Voices from the Front Lines: The Pandemic and the Humanities | Ryan Christopher Jones

March 1, 2024
Photo of Ryan Christopher Jones

We're pleased to share that a recent publication from the UC Medical Humanities Press Book Series features an essay by Ryan Christopher Jones, a current Harvard Anthropology PhD student.

Jones's essay, titled "On Witnessing: Photojournalism and Visualized Trauma Photographs from the sacrament of last rites in Boston hospitals, Spring 2020," delves into early COVID coverage and the moral wrangling that comes with the witnessing of suffering for public audiences.

Jones shares:

This essay recounts my experience of documenting Covid’s initial outbreak as a photojournalist.

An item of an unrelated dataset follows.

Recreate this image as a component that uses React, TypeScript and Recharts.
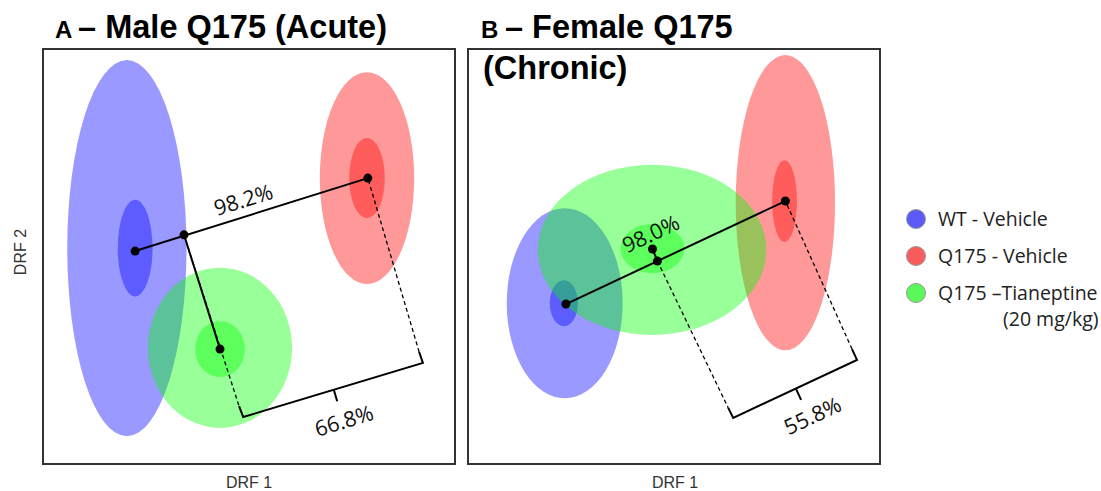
import React from "react";
import { ScatterChart, Scatter, XAxis, YAxis } from "recharts";

// groups shared by both panels
const GROUPS = ["WT - Vehicle", "Q175 - Vehicle", "Q175 –Tianeptine"];
const GROUP_SUB = ["", "", "(20 mg/kg)"];
const FILLS = ["#0000ff", "#ff0000", "#00ff00"];
const LEGEND_FILLS = ["#5b5bf8", "#f85b5b", "#5bf85b"];

// DRF space, both axes 0..10
const DOMAIN: [number, number] = [0, 10];
const W = 414;
const H = 417;
const PX_X = W / (DOMAIN[1] - DOMAIN[0]);
const PX_Y = H / (DOMAIN[1] - DOMAIN[0]);

// ---- panel A : male, acute ----
const A_OUTER = [
  { g: 0, x: 2.05, y: 5.2, rx: 1.44, ry: 4.51 },
  { g: 1, x: 7.85, y: 6.88, rx: 1.14, ry: 2.54 },
  { g: 2, x: 4.3, y: 2.81, rx: 1.74, ry: 1.92 },
];
const A_INNER = [
  { g: 0, x: 2.25, y: 5.2, rx: 0.42, ry: 1.16 },
  { g: 1, x: 7.85, y: 6.88, rx: 0.43, ry: 0.96 },
  { g: 2, x: 4.3, y: 2.78, rx: 0.6, ry: 0.67 },
];
const A_CENTROIDS = [
  { x: 2.25, y: 5.13 },
  { x: 7.87, y: 6.88 },
  { x: 4.3, y: 2.78 },
];
const A_PROJ = { x: 3.43, y: 5.52 };
const A_BRACKET = [
  { x: 4.76, y: 1.41 },
  { x: 4.86, y: 1.15 },
  { x: 9.2, y: 2.45 },
  { x: 9.11, y: 2.71 },
];
const A_TICK = [
  { x: 7.05, y: 1.8 },
  { x: 7.13, y: 1.53 },
];
const A_LABELS = [
  { x: 4.86, y: 6.38, text: "98.2%" },
  { x: 7.29, y: 1.08, text: "66.8%" },
];

// ---- panel B : female, chronic ----
const B_OUTER = [
  { g: 0, x: 2.36, y: 3.88, rx: 1.4, ry: 2.28 },
  { g: 1, x: 7.69, y: 6.29, rx: 1.2, ry: 3.54 },
  { g: 2, x: 4.47, y: 5.16, rx: 2.76, ry: 2.04 },
];
const B_INNER = [
  { g: 0, x: 2.34, y: 3.88, rx: 0.34, ry: 0.55 },
  { g: 1, x: 7.67, y: 6.33, rx: 0.3, ry: 0.98 },
  { g: 2, x: 4.48, y: 5.19, rx: 0.77, ry: 0.59 },
];
const B_CENTROIDS = [
  { x: 2.39, y: 3.86 },
  { x: 7.69, y: 6.33 },
  { x: 4.48, y: 5.18 },
];
const B_PROJ = { x: 4.6, y: 4.89 };
const B_BRACKET = [
  { x: 6.31, y: 1.37 },
  { x: 6.43, y: 1.13 },
  { x: 9.42, y: 2.52 },
  { x: 9.3, y: 2.78 },
];
const B_TICK = [
  { x: 7.95, y: 1.82 },
  { x: 8.07, y: 1.56 },
];
const B_LABELS = [
  { x: 4.43, y: 5.56, text: "98.0%" },
  { x: 8.34, y: 1.2, text: "55.8%" },
];

const Empty = () => <g />;

const EllipseShape = (p: any) => {
  const d = p.payload;
  return (
    <ellipse
      cx={p.cx}
      cy={p.cy}
      rx={d.rx * PX_X}
      ry={d.ry * PX_Y}
      fill={FILLS[d.g]}
      fillOpacity={0.4}
    />
  );
};

const DotShape = (p: any) => <circle cx={p.cx} cy={p.cy} r={4.5} fill="#000" />;

const makeLabel = (angle: number) => (p: any) => (
  <text
    x={p.cx}
    y={p.cy}
    textAnchor="middle"
    dominantBaseline="central"
    transform={`rotate(${angle} ${p.cx} ${p.cy})`}
    fontFamily="'Open Sans', sans-serif"
    fontSize={21.5}
    fill="#111"
  >
    {p.payload.text}
  </text>
);

const solid = { stroke: "#000", strokeWidth: 2 };
const dashed = { stroke: "#000", strokeWidth: 1.3, strokeDasharray: "4 3" };

function Panel({ outer, inner, centroids, proj, bracket, tick, labels, angle, perpFrom }: any) {
  // each group: outer region first, then its inner core
  const ellipses = outer.flatMap((o: any, i: number) => [o, inner[i]]);
  const main = [centroids[0], centroids[1]];
  const perp = [perpFrom, proj];
  const dashL = [proj, bracket[0]];
  const dashR = [bracket[3], centroids[1]];
  const LabelShape = makeLabel(angle);
  return (
    <ScatterChart width={W} height={H} margin={{ top: 0, right: 0, bottom: 0, left: 0 }}>
      <XAxis type="number" dataKey="x" domain={DOMAIN} hide />
      <YAxis type="number" dataKey="y" domain={DOMAIN} hide />
      <Scatter data={ellipses} shape={EllipseShape} isAnimationActive={false} />
      <Scatter data={main} line={solid} shape={Empty} isAnimationActive={false} />
      <Scatter data={perp} line={solid} shape={Empty} isAnimationActive={false} />
      <Scatter data={dashL} line={dashed} shape={Empty} isAnimationActive={false} />
      <Scatter data={dashR} line={dashed} shape={Empty} isAnimationActive={false} />
      <Scatter data={bracket} line={solid} shape={Empty} isAnimationActive={false} />
      <Scatter data={tick} line={solid} shape={Empty} isAnimationActive={false} />
      <Scatter data={[...centroids, proj]} shape={DotShape} isAnimationActive={false} />
      <Scatter data={labels} shape={LabelShape} isAnimationActive={false} />
    </ScatterChart>
  );
}

const box = (left: number): React.CSSProperties => ({
  position: "absolute",
  left,
  top: 48,
  width: W,
  height: H,
  border: "2px solid #333",
  boxSizing: "border-box",
  pointerEvents: "none",
});

export default function App() {
  const title = "'Liberation Sans', Arial, sans-serif";
  const body = "'Open Sans', sans-serif";
  return (
    <div style={{ position: "absolute", left: 0, top: 0, width: 1101, height: 491, background: "#fff" }}>
      <div style={{ position: "absolute", left: 42, top: 48 }}>
        <Panel
          outer={A_OUTER}
          inner={A_INNER}
          centroids={A_CENTROIDS}
          proj={A_PROJ}
          perpFrom={A_CENTROIDS[2]}
          bracket={A_BRACKET}
          tick={A_TICK}
          labels={A_LABELS}
          angle={-17}
        />
      </div>
      <div style={{ position: "absolute", left: 467, top: 48 }}>
        <Panel
          outer={B_OUTER}
          inner={B_INNER}
          centroids={B_CENTROIDS}
          proj={B_PROJ}
          perpFrom={B_CENTROIDS[2]}
          bracket={B_BRACKET}
          tick={B_TICK}
          labels={B_LABELS}
          angle={-25}
        />
      </div>
      <div style={box(42)} />
      <div style={box(467)} />
      <svg width={1101} height={491} style={{ position: "absolute", left: 0, top: 0, pointerEvents: "none" }}>
        <text x={55} y={38} fontFamily={title} fontWeight="bold" fill="#000">
          <tspan fontSize={24}>A </tspan>
          <tspan fontSize={32.5}>– Male Q175 (Acute)</tspan>
        </text>
        <text x={481} y={38} fontFamily={title} fontWeight="bold" fill="#000">
          <tspan fontSize={24}>B </tspan>
          <tspan fontSize={32.5}>– Female Q175</tspan>
        </text>
        <text x={483} y={79} fontFamily={title} fontWeight="bold" fontSize={32.5} fill="#000">
          (Chronic)
        </text>
        <text x={249} y={488} textAnchor="middle" fontFamily={title} fontSize={16} fill="#333">
          DRF 1
        </text>
        <text x={675} y={488} textAnchor="middle" fontFamily={title} fontSize={16} fill="#333">
          DRF 1
        </text>
        <text
          x={26}
          y={252}
          textAnchor="middle"
          fontFamily={title}
          fontSize={16}
          fill="#333"
          transform="rotate(-90 26 252)"
        >
          DRF 2
        </text>
        {GROUPS.map((g, i) => (
          <g key={g}>
            <circle cx={916} cy={219 + i * 37} r={9.5} fill={LEGEND_FILLS[i]} stroke="#999" strokeWidth={1} />
            <text x={938} y={226 + i * 37} fontFamily={body} fontSize={19.5} fill="#222">
              {g}
            </text>
            {GROUP_SUB[i] && (
              <text x={1003} y={326} fontFamily={body} fontSize={19.5} fill="#222">
                {GROUP_SUB[i]}
              </text>
            )}
          </g>
        ))}
      </svg>
    </div>
  );
}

What is the moral responsibility in using a camera to witness, document and circulate traumatic events as news? Through the lens of ‘witnessing’ I consider what it means to be present amidst suffering through the experience of both seeing and being seen. Here I primarily focus on visual coverage I did for The New York Times in April 2020 that documented a team of Boston-area priests administering the Catholic sacrament of ’the last rites’ to hospital patients dying of Covid-19. A heavy assignment, no doubt, but one that shaped and pushed my own ethical contours in this career as a photojournalist. 

This essay is among 45 voices that explore "questions of triage, conflicting patient and family needs, personal mental and physical health struggles, and bioethical and societal questions about how to live, and assist others, in a world-altering pandemic" through essays, poetry, and photographs from frontline healthcare workers, medical educators, healthcare administrators, journalists, anthropologists, historians, ethicists, and more. The book, Voices from the Front Lines: The Pandemic and the Humanities, provides a multi-layered look into the many ways the COVID-19 pandemic affected the lives and collective wellbeing of healthcare workers and medical humanities experts.